Employers, managers and supervisors all play an integral part in reducing injuries to their workforce. With a little bit of determination, you can avoid the risk of injury due to unsafe work practices.
Review any first aid logs or incident reports. Pay particular attention to first aid reports as they are a great place to identify incidents involving minor medical issues that could have more serious injury potentials. Incident reports also provide a great source of information as it relates to what is referred to as, "Close calls and near misses". These are accidents or injuries that, "Almost" happened but did not result in injury or damage.
Create a list of injuries that have occurred at your work site. List your injuries in generic headings such as; 1. Back strains and sprains, 2. Repetitive motion, slips, trips & falls, crushing, heat or cold injuries, etc.
Include dates, times, shifts and departments in your lists if possible. This information will prove handy in identifying injury trending patterns and red flags that you'll what to pay attention to, such as did the injury get reported after the employees time off. This could indicate that the employee was injured outside of work and is attempting to claim it as work related.

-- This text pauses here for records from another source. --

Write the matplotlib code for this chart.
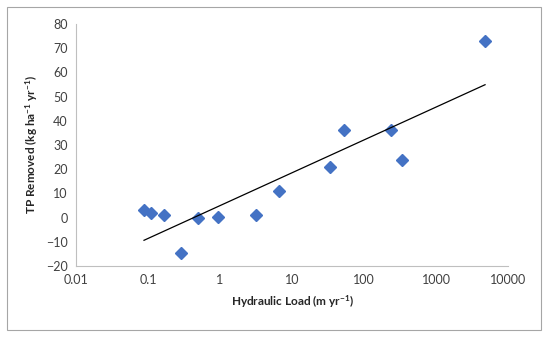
import numpy as np
import matplotlib
matplotlib.use("Agg")
import matplotlib.pyplot as plt
from matplotlib.patches import Rectangle

hydraulic_load = [0.088, 0.11, 0.167, 0.285, 0.49, 0.93, 3.2, 6.6, 34, 53, 236, 334, 4800]
tp_removed = [3.0, 2.1, 1.1, -14.8, 0.0, 0.1, 1.0, 10.8, 21.0, 36.0, 36.0, 23.7, 73.0]
x_ticks = [0.01, 0.1, 1, 10, 100, 1000, 10000]
x_tick_labels = ["0.01", "0.1", "1", "10", "100", "1000", "10000"]
y_ticks = [-20, -10, 0, 10, 20, 30, 40, 50, 60, 70, 80]

plt.rcParams['font.family'] = ['Lato', 'DejaVu Sans']
plt.rcParams['mathtext.fontset'] = 'custom'
plt.rcParams['mathtext.rm'] = 'Lato'
plt.rcParams['mathtext.bf'] = 'Lato:bold'
plt.rcParams['mathtext.default'] = 'bf'

fig = plt.figure(figsize=(5.5, 3.37), dpi=100)
ax = fig.add_axes([76/550, 1-266/337, (508-76)/550, (266-24)/337])

x = np.array(hydraulic_load)
y = np.array(tp_removed)
ax.plot(x, y, linestyle='none', marker='D', markersize=6.4, color='#4472C4')

# logarithmic trendline (least squares on ln x)
a, b = np.polyfit(np.log(x), y, 1)
xt = np.array([x.min(), x.max()])
ax.plot(xt, a*np.log(xt)+b, color='black', linewidth=0.9)

ax.set_xscale('log')
ax.set_xlim(0.01, 10000)
ax.set_ylim(-20, 80)
ax.set_xticks(x_ticks)
ax.set_xticklabels(x_tick_labels)
ax.minorticks_off()
ax.set_yticks(y_ticks)
ax.tick_params(length=0, labelsize=9, colors='#404040', pad=6)
for s in ['top', 'right']:
    ax.spines[s].set_visible(False)
for s in ['left', 'bottom']:
    ax.spines[s].set_color('#BFBFBF')
    ax.spines[s].set_linewidth(0.8)

ax.set_xlabel('Hydraulic Load (m yr$^{-1}$)', fontsize=8.5, fontweight='bold', color='#262626', labelpad=5)
ax.set_ylabel('TP Removed (kg ha$^{-1}$ yr$^{-1}$)', fontsize=8.5, fontweight='bold', color='#262626', labelpad=4)

fig.patches.append(Rectangle((7/550, 1-330/337), (541-7)/550, (330-7)/337,
                             transform=fig.transFigure, fill=False,
                             edgecolor='#A6A6A6', linewidth=0.8))

fig.savefig('out.png', dpi=100)
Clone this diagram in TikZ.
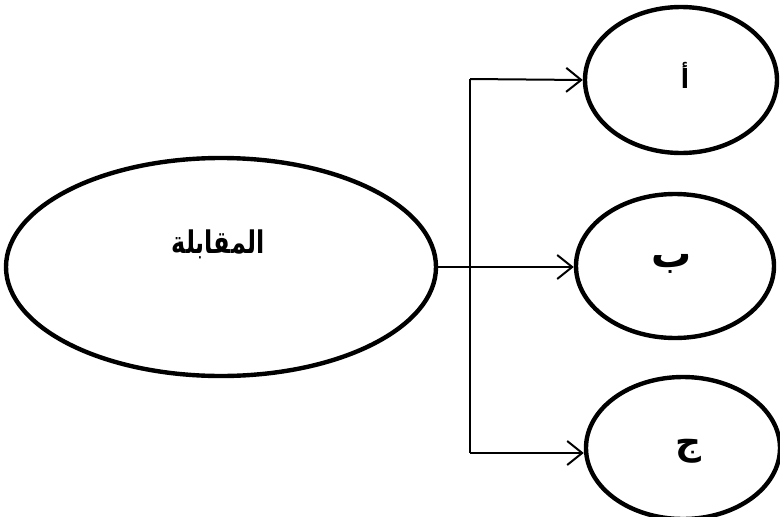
\documentclass[tikz,border=0pt]{standalone}
\usepackage{fontspec}
\usetikzlibrary{shapes.geometric,arrows.meta}
\TeXXeTstate=1
\newfontfamily\arabicfont[Script=Arabic]{DejaVu Sans}
\tikzset{
  oval/.style={draw=black, ellipse, line width=4.4pt, inner sep=0pt, fill=white},
  conn/.style={draw=black, line width=2pt},
  arr/.style={conn, -{Straight Barb[length=15pt,width=24pt,line width=2pt]}},
  ar/.style={font=\arabicfont\bfseries\fontsize{#1}{#1}\selectfont, inner sep=0pt}
}
\begin{document}
\begin{tikzpicture}[x=1pt,y=-1pt]
  \useasboundingbox (0,0) rectangle (780,517);
  \clip (0,0) rectangle (780,517);
  \fill[white] (0,0) rectangle (780,517);
  \node[oval, minimum width=430pt, minimum height=218pt] (m) at (221,267) {};
  \node[ar=24] (mt) at (218,244) {\scalebox{1}[1.3]{\beginR المقابلة\endR}};
  \node[oval, minimum width=192pt, minimum height=146pt] (a) at (681,80) {};
  \node[ar=24] (at) at (685,75) {\scalebox{1}[1.1]{\beginR أ\endR}};
  \node[oval, minimum width=198pt, minimum height=144pt] (b) at (675,266) {};
  \node[ar=40] (bt) at (672,264) {\beginR ب\endR};
  \node[oval, minimum width=194pt, minimum height=142pt] (c) at (683,448) {};
  \node[ar=36] (ct) at (688,451) {\beginR ج\endR};
  \coordinate (j1) at (470,79);
  \coordinate (j3) at (470,453);
  \draw[conn] (j1) -- (j3);
  \draw[arr] (m.east) -- (b.west |- m.east);
  \draw[arr] (j1) -- (a.west);
  \draw[arr] (j3) -- (c.west |- j3);
\end{tikzpicture}
\end{document}
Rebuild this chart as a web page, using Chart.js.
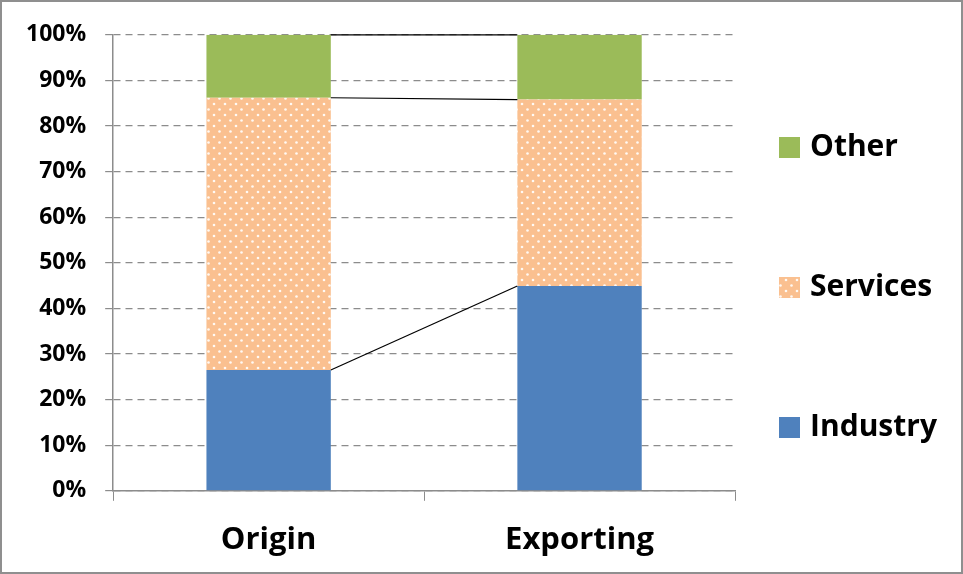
<!DOCTYPE html>
<html>
<head>
<meta charset="utf-8">
<script src="https://cdn.jsdelivr.net/npm/chart.js@4/dist/chart.umd.min.js"></script>
<style>
  body { margin: 0; background: #fff; }
  #wrap { width: 963px; height: 574px; box-sizing: border-box; border: 2px solid #8f8f8f; }
</style>
</head>
<body>
<div id="wrap"><canvas id="shareChart"></canvas></div>
<script>
// data (percent of total)
const categories = ["Origin", "Exporting"];
const industry = [26.5, 44.9];
const services = [59.7, 40.9];
const other = [13.8, 14.2];
const yTicks = [0, 10, 20, 30, 40, 50, 60, 70, 80, 90, 100];

const FONT = "'Open Sans', sans-serif";
const GRAY = "#8c8c8c";

// dotted orange fill, like the excel pattern
function dotPattern() {
  const c = document.createElement("canvas");
  c.width = 11; c.height = 11;
  const g = c.getContext("2d");
  g.fillStyle = "#fac090";
  g.fillRect(0, 0, 11, 11);
  g.fillStyle = "rgba(255,255,255,0.9)";
  [[3, 3], [8.5, 8.5]].forEach(function (p) {
    g.beginPath();
    g.arc(p[0], p[1], 1.3, 0, Math.PI * 2);
    g.fill();
  });
  return g.createPattern(c, "repeat");
}

// -------------------------------
// series lines between the bars
// -------------------------------
const seriesLines = {
  id: "seriesLines",
  afterDatasetsDraw(chart) {
    const ctx = chart.ctx;
    ctx.save();
    ctx.strokeStyle = "#000";
    ctx.lineWidth = 1.2;
    chart.data.datasets.forEach(function (ds, i) {
      const bars = chart.getDatasetMeta(i).data;
      const a = bars[0], b = bars[1];
      ctx.beginPath();
      ctx.moveTo(a.x + a.width / 2, a.y);
      ctx.lineTo(b.x - b.width / 2, b.y);
      ctx.stroke();
    });
    ctx.restore();
  }
};

// -------------------------------
// legend on the right, spread out
// -------------------------------
const sideLegend = {
  id: "sideLegend",
  afterDraw(chart) {
    const ctx = chart.ctx;
    const x = chart.chartArea.right + 44;
    const mid = chart.height / 2;
    const list = chart.data.datasets.slice().reverse();
    ctx.save();
    ctx.font = "bold 30px " + FONT;
    ctx.textBaseline = "middle";
    list.forEach(function (ds, i) {
      const y = mid + (i - 1) * 140;
      ctx.fillStyle = ds.backgroundColor;
      ctx.fillRect(x, y - 10, 21, 21);
      ctx.fillStyle = "#000";
      ctx.fillText(ds.label, x + 31, y);
    });
    ctx.restore();
  }
};

new Chart(document.getElementById("shareChart"), {
  type: "bar",
  data: {
    labels: categories,
    datasets: [
      { label: "Industry", data: industry, backgroundColor: "#4f81bd" },
      { label: "Services", data: services, backgroundColor: dotPattern() },
      { label: "Other", data: other, backgroundColor: "#9bbb59" }
    ]
  },
  options: {
    responsive: true,
    maintainAspectRatio: false,
    animation: false,
    layout: { padding: { top: 22, left: 5, right: 226, bottom: -8 } },
    datasets: { bar: { categoryPercentage: 1, barPercentage: 0.4 } },
    plugins: {
      legend: { display: false },
      tooltip: { enabled: false }
    },
    scales: {
      x: {
        stacked: true,
        grid: { offset: true, drawOnChartArea: false, tickLength: 10, color: GRAY },
        border: { color: GRAY, width: 1.5 },
        ticks: { color: "#000", padding: 21, font: { family: FONT, size: 31, weight: "bold" } }
      },
      y: {
        stacked: true,
        min: 0,
        max: 100,
        afterBuildTicks(axis) { axis.ticks = yTicks.map(function (v) { return { value: v }; }); },
        grid: {
          color: GRAY,
          lineWidth: 1.2,
          tickLength: 8,
          tickBorderDash: [],
          drawTicks: true
        },
        border: { color: GRAY, width: 1.5, dash: [7, 5] },
        ticks: {
          color: "#000",
          padding: 19,
          font: { family: FONT, size: 23, weight: "bold" },
          callback: function (v) { return v + "%"; }
        }
      }
    }
  },
  plugins: [seriesLines, sideLegend]
});
</script>
</body>
</html>
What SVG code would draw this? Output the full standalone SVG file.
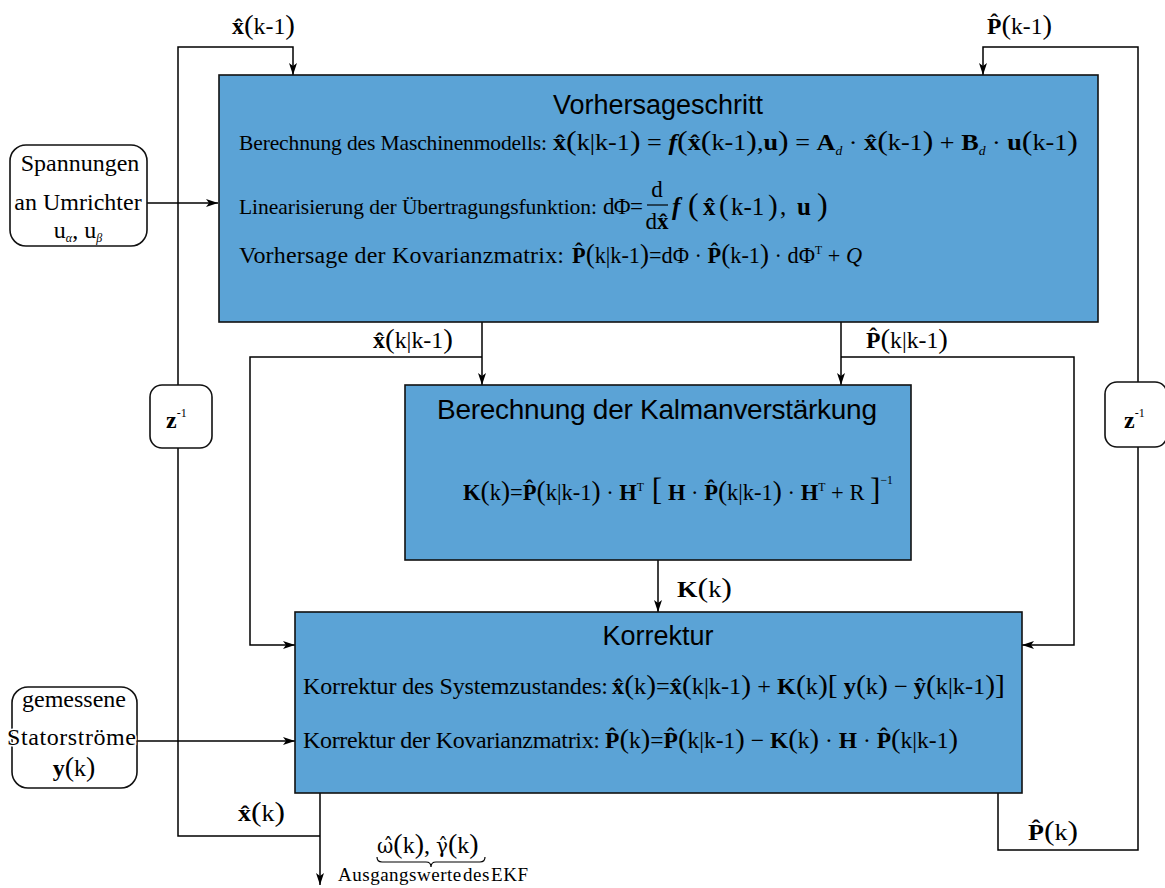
<svg xmlns="http://www.w3.org/2000/svg" width="1165" height="888" viewBox="0 0 1165 888">
<style>
.box{fill:#5BA3D6;stroke:#111;stroke-width:1.6}
.in{fill:#fff;stroke:#111;stroke-width:1.6}
.ln{fill:none;stroke:#000;stroke-width:1.5}
.t{font-family:"Liberation Serif",serif;font-size:23px;fill:#000}
.h{font-family:"Liberation Sans",sans-serif;font-size:27px;fill:#000}
.b{font-weight:bold}
.bi{font-weight:bold;font-style:italic}
.i{font-style:italic}
.p{font-size:28px}
.s{font-size:12px}
.g{font-family:"DejaVu Serif",serif;font-size:20px}
</style>
<defs>
<marker id="ar" viewBox="0 0 12 8" refX="12" refY="4" markerWidth="12" markerHeight="8" orient="auto" markerUnits="userSpaceOnUse"><path d="M0,0 L12,4 L0,8 L3,4 z" fill="#000"/></marker>
</defs>
<g id="connectors">
<path class="ln" d="M320,836 H178 V47 H293 V75" marker-end="url(#ar)"/>
<path class="ln" d="M998,793 V850 H1138 V47 H983 V75" marker-end="url(#ar)"/>
<path class="ln" d="M147,203 H218" marker-end="url(#ar)"/>
<path class="ln" d="M137,741 H295" marker-end="url(#ar)"/>
<path class="ln" d="M482,322 V385" marker-end="url(#ar)"/>
<path class="ln" d="M482,357 H250 V645 H295" marker-end="url(#ar)"/>
<path class="ln" d="M841,322 V385" marker-end="url(#ar)"/>
<path class="ln" d="M841,357 H1074 V645 H1022" marker-end="url(#ar)"/>
<path class="ln" d="M658,560 V612" marker-end="url(#ar)"/>
<path class="ln" d="M320,793 V885" marker-end="url(#ar)"/>
<text class="t" x="232" y="34" textLength="63" lengthAdjust="spacingAndGlyphs"><tspan class="b">x̂</tspan><tspan class="p">(</tspan>k-1<tspan class="p">)</tspan></text>
<text class="t" x="987" y="34" textLength="65" lengthAdjust="spacingAndGlyphs"><tspan class="b">P̂</tspan><tspan class="p">(</tspan>k-1<tspan class="p">)</tspan></text>
<text class="t" x="373" y="348" textLength="80" lengthAdjust="spacingAndGlyphs"><tspan class="b">x̂</tspan><tspan class="p">(</tspan>k|k-1<tspan class="p">)</tspan></text>
<text class="t" x="866" y="348" textLength="82" lengthAdjust="spacingAndGlyphs"><tspan class="b">P̂</tspan><tspan class="p">(</tspan>k|k-1<tspan class="p">)</tspan></text>
<text class="t" x="677" y="597" textLength="55" lengthAdjust="spacingAndGlyphs"><tspan class="b">K</tspan><tspan class="p">(</tspan>k<tspan class="p">)</tspan></text>
<text class="t" x="238" y="821" textLength="47" lengthAdjust="spacingAndGlyphs"><tspan class="b">x̂</tspan><tspan class="p">(</tspan>k<tspan class="p">)</tspan></text>
<text class="t" x="1028" y="840" textLength="50" lengthAdjust="spacingAndGlyphs"><tspan class="b">P̂</tspan><tspan class="p">(</tspan>k<tspan class="p">)</tspan></text>
<text class="t" x="377" y="853" style="font-size:24px"><tspan class="g">ω̂</tspan><tspan class="p">(</tspan>k<tspan class="p">)</tspan>, <tspan class="g">γ̂</tspan><tspan class="p">(</tspan>k<tspan class="p">)</tspan></text>
<path class="ln" d="M377,857 q0,5 5,5 H426 q5,0 5,5 q0,-5 5,-5 H480 q5,0 5,-5" style="stroke-width:1.2"/>
<text class="t" x="338" y="881" style="font-size:19px;word-spacing:-4px" textLength="190">Ausgangswerte des EKF</text>
</g>
<g id="vorhersage">
<rect class="box" x="219" y="75" width="879" height="247"/>
<text class="h" x="658" y="114" text-anchor="middle">Vorhersageschritt</text>
<text class="t" x="239" y="150" style="font-size:21.5px" textLength="308">Berechnung des Maschinenmodells:</text>
<text class="t" x="553" y="150" textLength="525" lengthAdjust="spacingAndGlyphs"><tspan class="b">x̂</tspan><tspan class="p">(</tspan>k|k-1<tspan class="p">)</tspan> = <tspan class="bi">f</tspan><tspan class="p">(</tspan><tspan class="b">x̂</tspan><tspan class="p">(</tspan>k-1<tspan class="p">)</tspan>,<tspan class="b">u</tspan><tspan class="p">)</tspan> = <tspan class="b">A</tspan><tspan class="s i" dy="5">d</tspan><tspan dy="-5"> · </tspan><tspan class="b">x̂</tspan><tspan class="p">(</tspan>k-1<tspan class="p">)</tspan> + <tspan class="b">B</tspan><tspan class="s i" dy="5">d</tspan><tspan dy="-5"> · </tspan><tspan class="b">u</tspan><tspan class="p">(</tspan>k-1<tspan class="p">)</tspan></text>
<text class="t" x="239" y="214" style="font-size:21.5px" textLength="358">Linearisierung der Übertragungsfunktion:</text>
<text class="t" x="603" y="214" textLength="40">dΦ=</text>
<text class="t" x="657" y="197" text-anchor="middle">d</text>
<path d="M647,205 H668" stroke="#000" stroke-width="1.2"/>
<text class="t" x="657" y="229" text-anchor="middle">d<tspan class="b">x̂</tspan></text>
<text class="t" y="215" style="font-size:25px"><tspan class="bi" x="672">f</tspan><tspan x="688" style="font-size:32px">(</tspan><tspan class="b" x="703">x̂</tspan><tspan x="719" style="font-size:29px">(</tspan><tspan x="731">k-1</tspan><tspan x="768" style="font-size:29px">)</tspan><tspan x="780">,</tspan><tspan class="b" x="797">u</tspan><tspan x="817" style="font-size:32px">)</tspan></text>
<text class="t" x="239" y="263" style="font-size:24px" textLength="325">Vorhersage der Kovarianzmatrix:</text>
<text class="t" x="572" y="263" textLength="290" lengthAdjust="spacingAndGlyphs"><tspan class="b">P̂</tspan><tspan class="p">(</tspan>k|k-1<tspan class="p">)</tspan>=dΦ · <tspan class="b">P̂</tspan><tspan class="p">(</tspan>k-1<tspan class="p">)</tspan> · dΦ<tspan class="s" dy="-9">T</tspan><tspan dy="9"> + </tspan><tspan class="i">Q</tspan></text>
</g>
<g id="input-spannungen">
<rect class="in" x="10" y="145" width="137" height="101" rx="16"/>
<text class="t" x="80" y="171" text-anchor="middle" style="font-size:24px">Spannungen</text>
<text class="t" x="78" y="210" text-anchor="middle" style="font-size:24px">an Umrichter</text>
<text class="t" x="78" y="238" text-anchor="middle" style="font-size:24px">u<tspan class="s i" dy="4">α</tspan><tspan dy="-4">, u</tspan><tspan class="s i" dy="4">β</tspan></text>
</g>
<g id="z-left">
<rect class="in" x="150" y="385" width="62" height="63" rx="12"/>
<text class="t" x="166" y="428"><tspan class="b" style="font-size:24px">z</tspan><tspan class="s" dy="-11">-1</tspan></text>
</g>
<g id="z-right">
<rect class="in" x="1105" y="382" width="62" height="65" rx="12"/>
<text class="t" x="1124" y="428"><tspan class="b" style="font-size:24px">z</tspan><tspan class="s" dy="-11">-1</tspan></text>
</g>
<g id="kalman">
<rect class="box" x="405" y="385" width="506" height="175"/>
<text class="h" x="437" y="419" style="font-size:28px" textLength="440">Berechnung der Kalmanverstärkung</text>
<text class="t" x="463" y="500" textLength="430" lengthAdjust="spacingAndGlyphs"><tspan class="b">K</tspan><tspan class="p">(</tspan>k<tspan class="p">)</tspan>=<tspan class="b">P̂</tspan><tspan class="p">(</tspan>k|k-1<tspan class="p">)</tspan> · <tspan class="b">H</tspan><tspan class="s" dy="-9">T</tspan><tspan dy="9" style="font-size:32px"> [</tspan> <tspan class="b">H</tspan> · <tspan class="b">P̂</tspan><tspan class="p">(</tspan>k|k-1<tspan class="p">)</tspan> · <tspan class="b">H</tspan><tspan class="s" dy="-9">T</tspan><tspan dy="9"> + R </tspan><tspan style="font-size:32px">]</tspan><tspan class="s" dy="-16">−1</tspan></text>
</g>
<g id="korrektur">
<rect class="box" x="295" y="612" width="727" height="181"/>
<text class="h" x="658" y="645" text-anchor="middle">Korrektur</text>
<text class="t" x="303" y="694" style="font-size:24px" textLength="305">Korrektur des Systemzustandes:</text>
<text class="t" x="612" y="694" textLength="393" lengthAdjust="spacingAndGlyphs"><tspan class="b">x̂</tspan><tspan class="p">(</tspan>k<tspan class="p">)</tspan>=<tspan class="b">x̂</tspan><tspan class="p">(</tspan>k|k-1<tspan class="p">)</tspan> + <tspan class="b">K</tspan><tspan class="p">(</tspan>k<tspan class="p">)</tspan><tspan class="p">[</tspan> <tspan class="b">y</tspan><tspan class="p">(</tspan>k<tspan class="p">)</tspan> − <tspan class="b">ŷ</tspan><tspan class="p">(</tspan>k|k-1<tspan class="p">)</tspan><tspan class="p">]</tspan></text>
<text class="t" x="303" y="748" style="font-size:24px" textLength="297">Korrektur der Kovarianzmatrix:</text>
<text class="t" x="605" y="748" textLength="353" lengthAdjust="spacingAndGlyphs"><tspan class="b">P̂</tspan><tspan class="p">(</tspan>k<tspan class="p">)</tspan>=<tspan class="b">P̂</tspan><tspan class="p">(</tspan>k|k-1<tspan class="p">)</tspan> − <tspan class="b">K</tspan><tspan class="p">(</tspan>k<tspan class="p">)</tspan> · <tspan class="b">H</tspan> · <tspan class="b">P̂</tspan><tspan class="p">(</tspan>k|k-1<tspan class="p">)</tspan></text>
</g>
<g id="input-strom">
<rect class="in" x="12" y="687" width="125" height="101" rx="16"/>
<text class="t" x="74" y="707" text-anchor="middle" style="font-size:24px">gemessene</text>
<text class="t" x="7" y="745" style="font-size:24px;paint-order:stroke;stroke:#fff;stroke-width:3px" textLength="129">Statorströme</text>
<text class="t" x="74" y="776" text-anchor="middle" style="font-size:24px"><tspan class="b">y</tspan><tspan class="p">(</tspan>k<tspan class="p">)</tspan></text>
</g>
</svg>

Take a few minutes to review your company's OSHA 300 Injury and Illness logs for the past three years. You may also be able to request risk management reports from your workers' compensation insurance carrier.
Next, look at each injury and incident individually. Begin asking yourself, "Why?" Let's look at an example. An employee slipped and fell in the warehouse causing a back injury. Why did the employee slip? He was walking through a small puddle of water on the floor and he slipped. Why was there a small puddle of water on the floor? There's an overhead water pipe that's had a little leak in it forever, it's no big deal. Why wasn't the water leak fixed? The example could go on further of course, but I'm sure you get the point. Asking the "Why" question helps you get at the Root Cause of the incident.
After completing the steps above, you should begin seeing some general trends begin to appear in your results. What are your predominant injuries? What are the days, times and shifts with the highest injury rates?